* Written exercise
Copy nothing but the stretch that opens with the line containing "Reproduce this chart with matplotlib." and closes with the line containing "return [x /". Keep pictures out.

_____

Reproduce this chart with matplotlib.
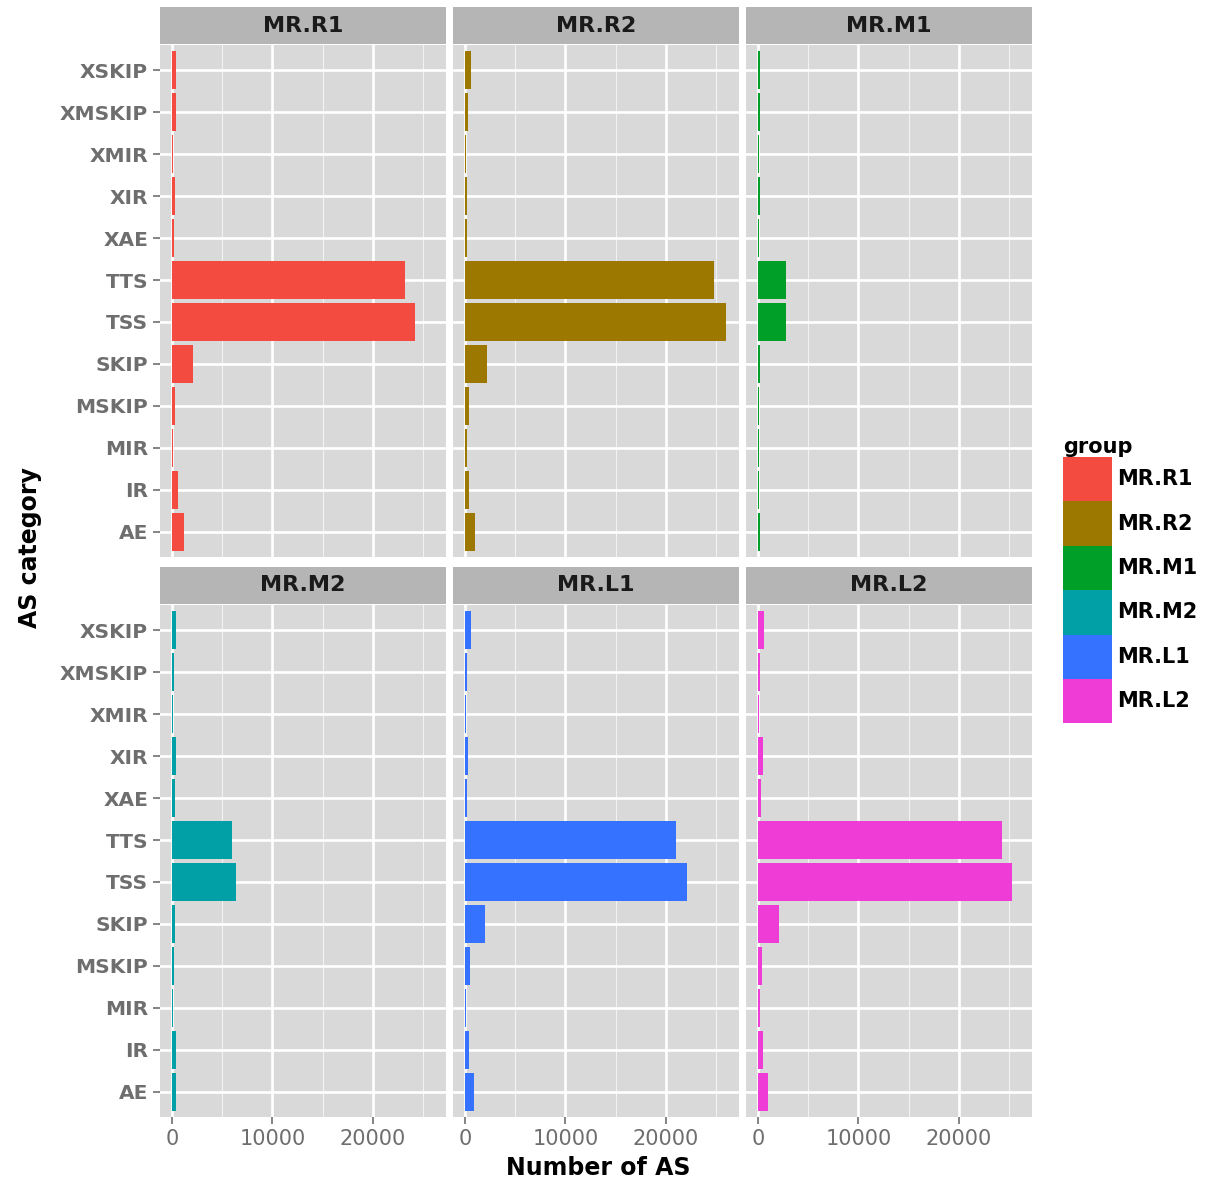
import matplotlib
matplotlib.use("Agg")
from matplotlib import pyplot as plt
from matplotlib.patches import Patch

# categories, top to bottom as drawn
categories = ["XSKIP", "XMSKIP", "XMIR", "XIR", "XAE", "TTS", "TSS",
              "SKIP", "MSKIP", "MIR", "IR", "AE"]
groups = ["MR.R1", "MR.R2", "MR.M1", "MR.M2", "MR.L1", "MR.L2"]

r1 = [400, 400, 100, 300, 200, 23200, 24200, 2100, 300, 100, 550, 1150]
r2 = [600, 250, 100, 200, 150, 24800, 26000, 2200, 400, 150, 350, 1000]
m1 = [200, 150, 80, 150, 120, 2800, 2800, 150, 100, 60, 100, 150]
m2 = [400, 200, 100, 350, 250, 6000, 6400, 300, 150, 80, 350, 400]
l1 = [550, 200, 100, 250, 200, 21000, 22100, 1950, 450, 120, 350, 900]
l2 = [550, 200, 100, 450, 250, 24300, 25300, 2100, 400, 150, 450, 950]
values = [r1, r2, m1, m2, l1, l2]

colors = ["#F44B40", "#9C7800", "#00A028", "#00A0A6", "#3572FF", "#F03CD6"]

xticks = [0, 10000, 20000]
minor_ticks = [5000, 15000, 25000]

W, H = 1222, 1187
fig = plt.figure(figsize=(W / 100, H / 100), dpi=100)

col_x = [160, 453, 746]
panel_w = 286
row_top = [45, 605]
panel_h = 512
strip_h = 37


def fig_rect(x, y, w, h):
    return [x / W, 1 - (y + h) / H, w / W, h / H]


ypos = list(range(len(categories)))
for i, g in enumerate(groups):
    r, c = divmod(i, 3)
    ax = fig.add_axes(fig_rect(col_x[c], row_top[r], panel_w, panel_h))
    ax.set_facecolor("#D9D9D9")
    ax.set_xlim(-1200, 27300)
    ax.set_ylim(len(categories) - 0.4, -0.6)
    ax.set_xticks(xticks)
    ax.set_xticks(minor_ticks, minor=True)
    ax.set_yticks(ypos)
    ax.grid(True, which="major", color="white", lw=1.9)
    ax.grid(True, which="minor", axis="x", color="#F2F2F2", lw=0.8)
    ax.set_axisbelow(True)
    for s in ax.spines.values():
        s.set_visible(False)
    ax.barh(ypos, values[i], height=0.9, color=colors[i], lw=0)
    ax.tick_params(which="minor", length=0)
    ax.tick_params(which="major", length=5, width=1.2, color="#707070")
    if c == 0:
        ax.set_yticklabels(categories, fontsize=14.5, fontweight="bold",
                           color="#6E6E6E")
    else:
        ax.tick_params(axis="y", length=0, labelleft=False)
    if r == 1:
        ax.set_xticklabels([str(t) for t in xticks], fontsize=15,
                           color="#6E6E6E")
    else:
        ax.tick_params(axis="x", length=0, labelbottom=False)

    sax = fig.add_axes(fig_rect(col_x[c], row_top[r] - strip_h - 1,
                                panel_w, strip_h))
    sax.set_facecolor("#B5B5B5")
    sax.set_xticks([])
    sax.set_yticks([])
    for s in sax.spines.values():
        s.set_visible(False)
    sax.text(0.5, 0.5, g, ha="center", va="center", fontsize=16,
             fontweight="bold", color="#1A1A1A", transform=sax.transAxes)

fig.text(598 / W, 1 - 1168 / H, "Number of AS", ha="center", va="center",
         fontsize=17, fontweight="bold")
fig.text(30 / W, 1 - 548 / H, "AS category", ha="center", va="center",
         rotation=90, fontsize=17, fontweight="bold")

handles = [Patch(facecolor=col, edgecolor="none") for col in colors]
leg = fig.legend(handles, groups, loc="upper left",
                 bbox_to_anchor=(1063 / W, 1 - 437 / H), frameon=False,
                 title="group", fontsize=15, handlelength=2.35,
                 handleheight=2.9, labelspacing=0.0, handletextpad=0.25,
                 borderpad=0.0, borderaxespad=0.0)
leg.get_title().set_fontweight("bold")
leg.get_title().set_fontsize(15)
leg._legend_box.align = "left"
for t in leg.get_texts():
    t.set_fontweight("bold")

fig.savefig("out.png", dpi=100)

_____

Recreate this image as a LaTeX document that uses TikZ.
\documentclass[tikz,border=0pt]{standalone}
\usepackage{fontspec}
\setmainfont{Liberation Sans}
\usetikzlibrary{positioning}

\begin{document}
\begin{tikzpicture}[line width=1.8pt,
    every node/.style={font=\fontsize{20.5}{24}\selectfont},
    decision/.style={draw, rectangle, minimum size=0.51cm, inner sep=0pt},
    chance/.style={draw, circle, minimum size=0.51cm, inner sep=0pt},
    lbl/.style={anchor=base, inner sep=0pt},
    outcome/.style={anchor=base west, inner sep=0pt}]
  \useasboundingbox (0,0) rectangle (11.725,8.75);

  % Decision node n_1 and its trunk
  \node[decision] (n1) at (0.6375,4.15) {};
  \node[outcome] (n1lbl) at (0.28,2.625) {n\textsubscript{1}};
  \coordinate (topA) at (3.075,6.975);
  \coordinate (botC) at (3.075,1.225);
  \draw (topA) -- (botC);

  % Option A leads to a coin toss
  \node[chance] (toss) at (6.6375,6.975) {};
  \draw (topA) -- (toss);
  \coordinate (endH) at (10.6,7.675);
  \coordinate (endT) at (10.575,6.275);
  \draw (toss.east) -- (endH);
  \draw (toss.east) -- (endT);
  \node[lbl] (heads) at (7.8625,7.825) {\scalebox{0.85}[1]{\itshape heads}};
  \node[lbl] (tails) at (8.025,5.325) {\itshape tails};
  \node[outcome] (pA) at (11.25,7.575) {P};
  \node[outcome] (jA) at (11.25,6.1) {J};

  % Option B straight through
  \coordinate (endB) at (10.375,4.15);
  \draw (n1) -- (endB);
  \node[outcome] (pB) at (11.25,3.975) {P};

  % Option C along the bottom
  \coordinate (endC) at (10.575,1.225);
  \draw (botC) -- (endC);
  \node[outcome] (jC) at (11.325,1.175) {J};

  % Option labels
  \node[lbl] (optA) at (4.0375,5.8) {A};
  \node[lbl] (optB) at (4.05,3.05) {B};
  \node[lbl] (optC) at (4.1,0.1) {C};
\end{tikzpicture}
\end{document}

_____

* Final answer
Reproduce this chart with matplotlib.
import matplotlib
matplotlib.use("Agg")
from matplotlib import pyplot as plt
from matplotlib.patches import Patch

# categories, top to bottom as drawn
categories = ["XSKIP", "XMSKIP", "XMIR", "XIR", "XAE", "TTS", "TSS",
              "SKIP", "MSKIP", "MIR", "IR", "AE"]
groups = ["MR.R1", "MR.R2", "MR.M1", "MR.M2", "MR.L1", "MR.L2"]

r1 = [400, 400, 100, 300, 200, 23200, 24200, 2100, 300, 100, 550, 1150]
r2 = [600, 250, 100, 200, 150, 24800, 26000, 2200, 400, 150, 350, 1000]
m1 = [200, 150, 80, 150, 120, 2800, 2800, 150, 100, 60, 100, 150]
m2 = [400, 200, 100, 350, 250, 6000, 6400, 300, 150, 80, 350, 400]
l1 = [550, 200, 100, 250, 200, 21000, 22100, 1950, 450, 120, 350, 900]
l2 = [550, 200, 100, 450, 250, 24300, 25300, 2100, 400, 150, 450, 950]
values = [r1, r2, m1, m2, l1, l2]

colors = ["#F44B40", "#9C7800", "#00A028", "#00A0A6", "#3572FF", "#F03CD6"]

xticks = [0, 10000, 20000]
minor_ticks = [5000, 15000, 25000]

W, H = 1222, 1187
fig = plt.figure(figsize=(W / 100, H / 100), dpi=100)

col_x = [160, 453, 746]
panel_w = 286
row_top = [45, 605]
panel_h = 512
strip_h = 37


def fig_rect(x, y, w, h):
    return [x / W, 1 - (y + h) / H, w / W, h / H]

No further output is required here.